JNU Profs Allege ‘Gross’ Irregularities in New Hiring, Seek President’s Intervention

Seven candidates had been hired in October but the professors have alleged that none of them have the requisite experience and qualifications for their respective positions.

New Delhi: On November 23, eight professors of Jawaharlal Nehru University’s School of Physical Sciences wrote a letter to the president of India alleging irregularities in recent faculty recruitment at the department – especially that the vice-chancellor was admitting people of “questionable credentials”.

The eight professors are Sanjay Puri, S.S.W. Murthy, Subhasis Ghosh, Sankar Prasad Das, Subir Kumar Sarkar, Brijesh Kumar, Satyavrata Patnaik and Debashish Ghoshal. A copy of the letter is available to view here.

‘Gross violation of ethics’

The letter, addressed to President Ram Nath Kovind and copied to JNU vice-chancellor M. Jagadesh Kumar and chancellor V.K. Saraswat, alleged “violations” in the recruitment process in October.

Seven candidates had been hired in the month but the professors have alleged that none of these people have the requisite experience and qualifications for their respective positions. In one case, the letter said, a candidate selected to be associate professor post hadn’t even been shortlisted by the selection committee, as is required.

The eight went on to request President Kovind to intervene in his capacity as visitor to the university. They also asked that “the appointments mentioned be kept in abeyance until all aspects of the conduct and outcome of the selection process (including whether the best available candidates were selected and whether the external subject experts on the selection committee were qualified to meaningfully judge the quality of research in the relevant areas of specialisation) are scrutinised by a committee of leading physicists and astrophysicists.”

On November 25, two days after the letter was sent to the president, it was forwarded to the university’s 290th Executive Council meeting.

According to the eight professors, Jagadesh Kumar has had trouble following the university’s hiring process since he took over as VC in 2016.

Before this incident, students and professors at the university had demanded Kumar’s resignation after a group of armed people affiliated with the Akhil Bharatiya Vidyarthi Parishad (ABVP) roamed around campus with sticks and rods beating up students in January this year. There had been numerous allegations that Kumar had allowed the violence.

The ABVP is a national students’ organisation connected to the Rashtriya Swayamsevak Sangh.

JNU VC M Jagadesh Kumar.
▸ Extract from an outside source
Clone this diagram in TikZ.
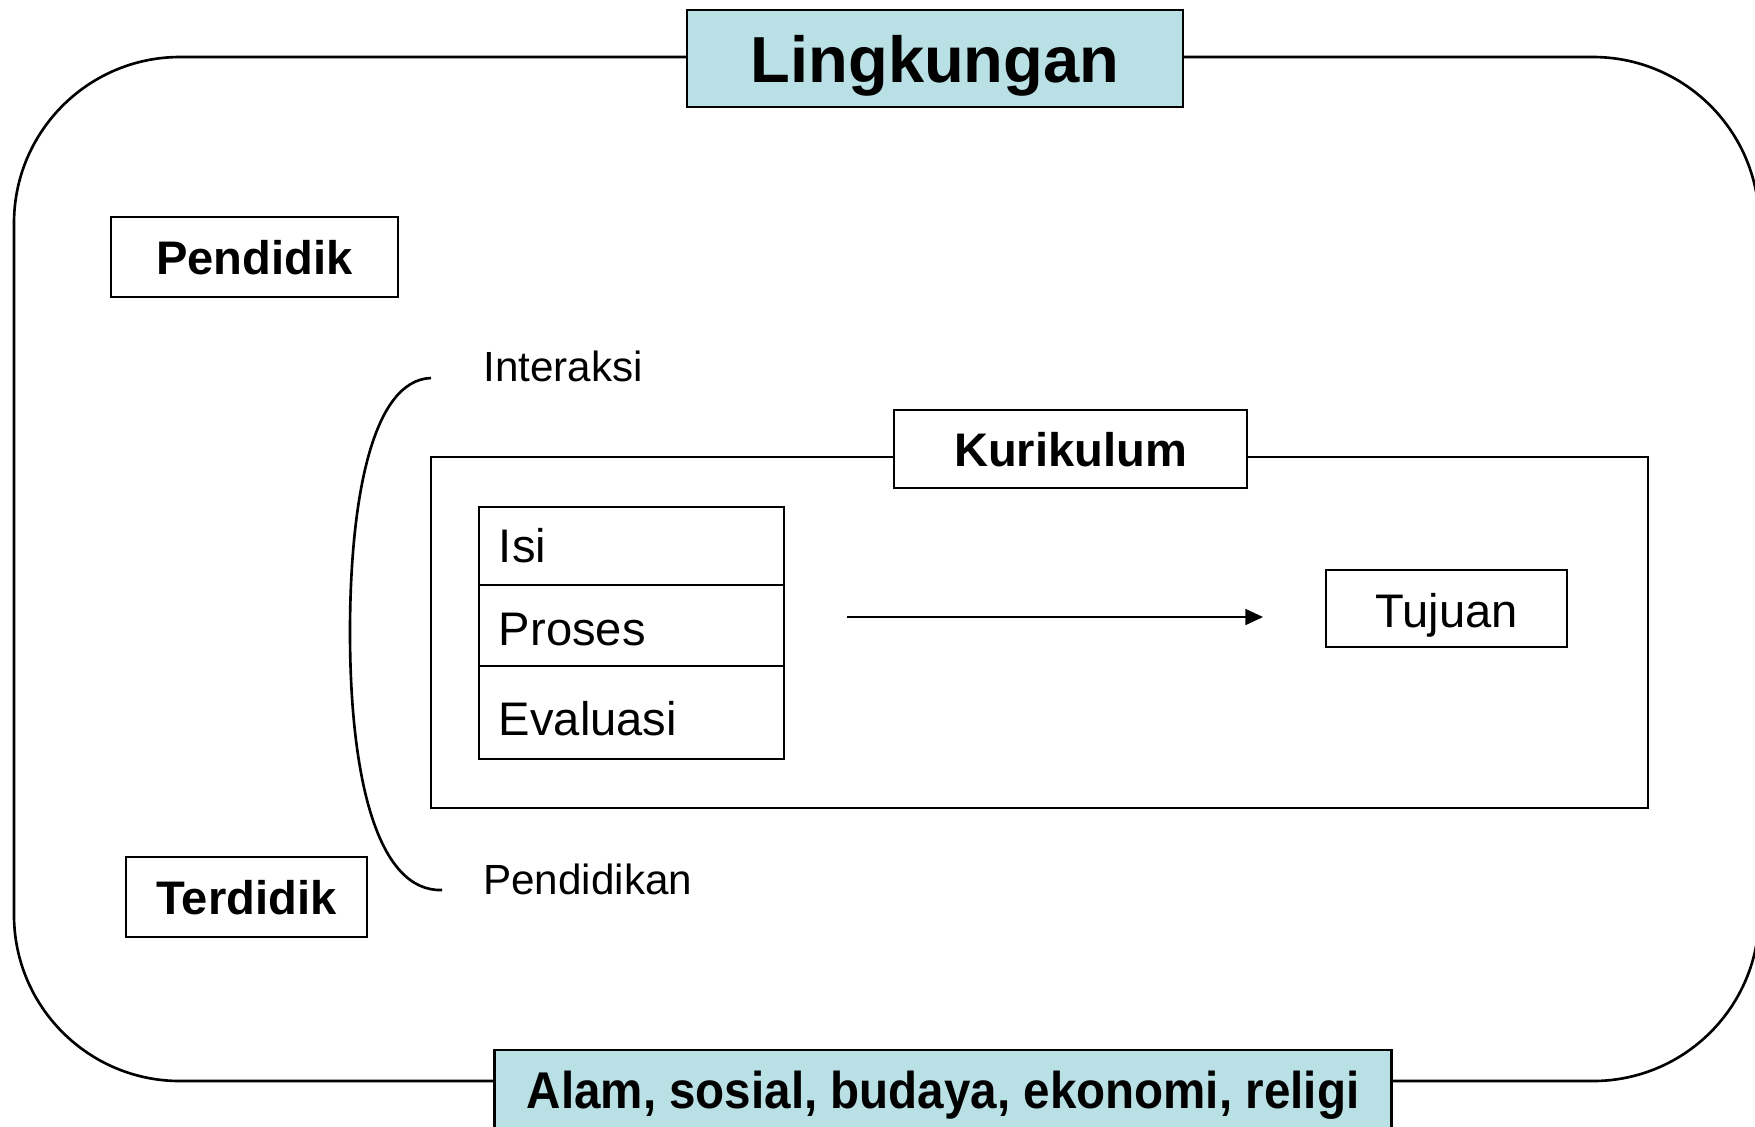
\documentclass[tikz,border=0pt]{standalone}
\usepackage{fontspec}
\setmainfont{Liberation Sans}
\usetikzlibrary{positioning,arrows.meta}
\definecolor{bannercyan}{RGB}{185,224,228}

\begin{document}
\begin{tikzpicture}[x=0.01cm, y=-0.01cm, line width=0.75pt,
    labelbox/.style={draw, fill=white, inner sep=0pt, text depth=0pt,
        font=\fontsize{13.4}{16}\selectfont\bfseries},
    banner/.style={draw, fill=bannercyan, inner sep=0pt, text depth=0pt},
    partbox/.style={draw, inner xsep=0.2cm, inner ysep=0pt, outer sep=0pt,
        text width=2.65cm, text depth=0pt, align=left,
        font=\fontsize{13.4}{16}\selectfont},
    note/.style={anchor=west, inner sep=0pt, font=\fontsize{12}{14}\selectfont}]
    \useasboundingbox (0, 0) rectangle (1755, 1126);
    \clip (0, 0) rectangle (1755, 1126);
    % lingkungan frame
    \draw[rounded corners=1.66cm] (14, 57) rectangle (1759, 1081);
    \node[banner, minimum width=4.96cm, minimum height=0.97cm,
        font=\fontsize{18.5}{22}\selectfont\bfseries] (ling) at(935, 58.5) {Lingkungan};
    \node[banner, minimum width=8.96cm, minimum height=0.80cm,
        font=\fontsize{14.7}{18}\selectfont\bfseries] (alam) at(943, 1090)
        {\scalebox{0.92}[1]{Alam, sosial, budaya, ekonomi, religi}};
    % pendidik, terdidik
    \node[labelbox, minimum width=2.87cm, minimum height=0.80cm] (pendidik) at(254.5, 257) {Pendidik};
    \node[labelbox, minimum width=2.41cm, minimum height=0.80cm] (terdidik) at(246.5, 897) {Terdidik};
    % interaksi pendidikan
    \node[note] (interaksi) at(482, 366) {Interaksi};
    \node[note] (pendidikan) at(482, 879) {Pendidikan};
    \coordinate (brtop) at(431, 378);
    \coordinate (brbot) at(442, 890);
    \draw (brtop) .. controls (372, 380) and (350, 500) .. (350, 632)
        .. controls (350, 780) and (378, 892) .. (brbot);
    % kurikulum
    \draw (431, 457) rectangle (1648, 808);
    \node[labelbox, minimum width=3.53cm, minimum height=0.78cm] (kurikulum) at(1070.5, 449) {Kurikulum};
    \node[partbox, minimum height=0.78cm, text height=0.32cm] (isi) at(631.5, 546) {Isi};
    \node[partbox, minimum height=0.81cm, text height=0.39cm, below=0pt of isi] (proses) {Proses};
    \node[partbox, minimum height=0.93cm, text height=0.45cm, below=0pt of proses] (evaluasi) {Evaluasi};
    \node[draw, inner sep=0pt, text depth=0pt, text height=0.37cm, minimum width=2.41cm,
        minimum height=0.77cm, font=\fontsize{13.4}{16}\selectfont] (tujuan) at(1446.5, 608.5) {Tujuan};
    \coordinate (arrstart) at(847, 617);
    \coordinate (arrend) at(1263, 617);
    \draw[line width=0.6pt, -{Triangle[length=5pt, width=4.5pt]}] (arrstart) -- (arrend);
\end{tikzpicture}
\end{document}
Photo: PTI

Politically motivated

One of the letter’s authors said on condition of anonymity that Kumar’s activities at the university aren’t episodic but part of a larger scheme.

“Since the VC is from a science background, we thought he wouldn’t have wanted the science department to suffer academically, but it turned out to be false,” he told The Wire. “There is a larger design … controlled from elsewhere to target JNU further” – an allusion to the government’s repeated attempts to malign the university, starting with the 2016 ‘sedition’ row.

He also said recruitments at the university have been politically motivated and are in truth a way to populate the university with people who will toe the Bharatiya Janata Party government’s line and not ask questions.

He added that one of the experts in the selection committee, the director of the Inter University Accelerator Centre, is under investigation for plagiarism charges. In interviews to the Mathematics department, the following week, a professor of electrical engineering from IIT Kharagpur was called in as an expert, he said.

Moushumi Basu, secretary of the JNU Teachers’ Association, concurred, adding that a considerable number of people who had been recruited to teaching positions in the last few years have had ties with the ABVP.

She also echoed the unnamed professor’s belief – that Kumar’s actions together amount to an attempt to dismantle the university’s basic structure.

Kumar didn’t respond to requests for comment from The Wire. This article will be updated as and when he replies.

Basu said the Teachers’ Association plans to bring out a larger report after the new problem has been resolved. “This is the first time the school [of physical sciences] has spoken out, which is a very big thing,” Basu added. “We will definitely take it forward in a more consolidated manner – maybe a public enquiry.”